In ciò consiste, come a volte si dimentica, il valore morale del compito del magistrato. Se, infatti, non vi fosse la possibilità dell’errore, se non ci fosse la libertà del giudizio, ma tutto già fosse determinato da un assoluto criterio di verità che al giudice spetterebbe solo di applicare meccanicamente, come fosse una macchina, in che cosa consisterebbe l’esercizio del comprendere e del giudicare? E, in fondo, come si valuterebbe il caso di un giudice in mala fede? Quello della giustizia perfetta è un sogno, un sogno per tanti aspetti nobile perché implica una tensione morale altissima, ma, tradotto nella pratica si capovolge nell’incubo del più cupo totalitarismo razionalistico. La responsabilità del giudice, infatti, risiede proprio nella possibilità di sbagliare, che coincide, in questo caso, con la sua libertà.

Per questi motivi non è lecito, a nostro avviso, prendere posizioni nette rispetto alla questione del garantismo. E’ facile comprendere che, quando il sistema giudiziario si trova sottoposto al potere politico ed economico, oppure attraversa un momento di decadenza morale e di corruttela, il garantista invochi regole certe, il più possibile oggettive, per limitare l’arbitrio del giudice a garanzia di tutti i cittadini. Ma è altrettanto vero che, in situazioni storiche diverse, nelle quali è necessario difendere l’autonomia e la libertà acquisite dalla magistratura da un potere politico invadente o da tentativi di condizionamento, il garantista deve invocare e difendere quella libertà e quella autonomia da qualsiasi regola “oggettiva” che tenda a limitare l’azione giudiziaria.

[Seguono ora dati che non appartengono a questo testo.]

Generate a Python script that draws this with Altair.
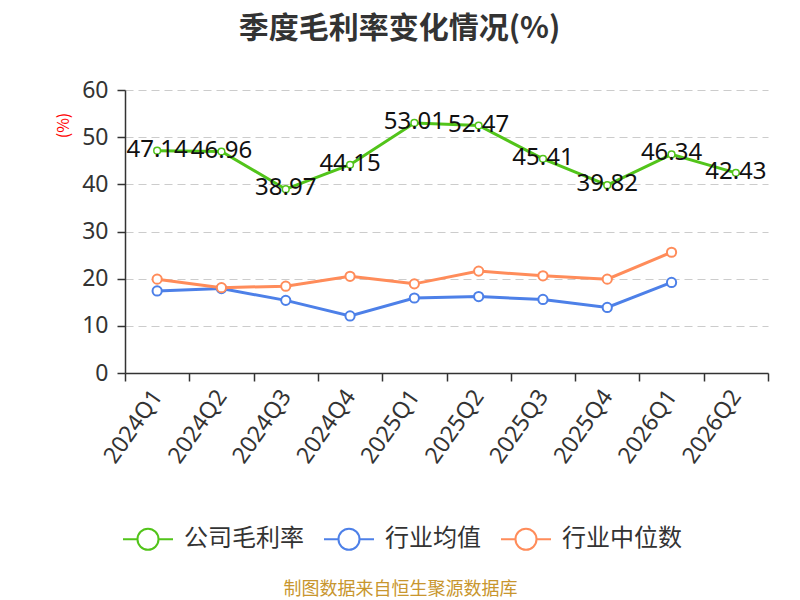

Per questi motivi, come altre volte abbiamo scritto, abbiamo in qualche sospetto le continue richieste di efficienza, specializzazione, rapidità, nell’ambito dell’amministrazione della giustizia. E’ vero che “giustizia ritardata è giustizia negata” ma è ragionevole pretendere che l’accertamento della verità giudiziaria sia attento, meticoloso, rigoroso. E continuiamo a credere che la forma migliore di garanzia sia la pluralità dei gradi di giudizio, il libero confronto fra i giudici, il massimo di pubblicità del loro operato.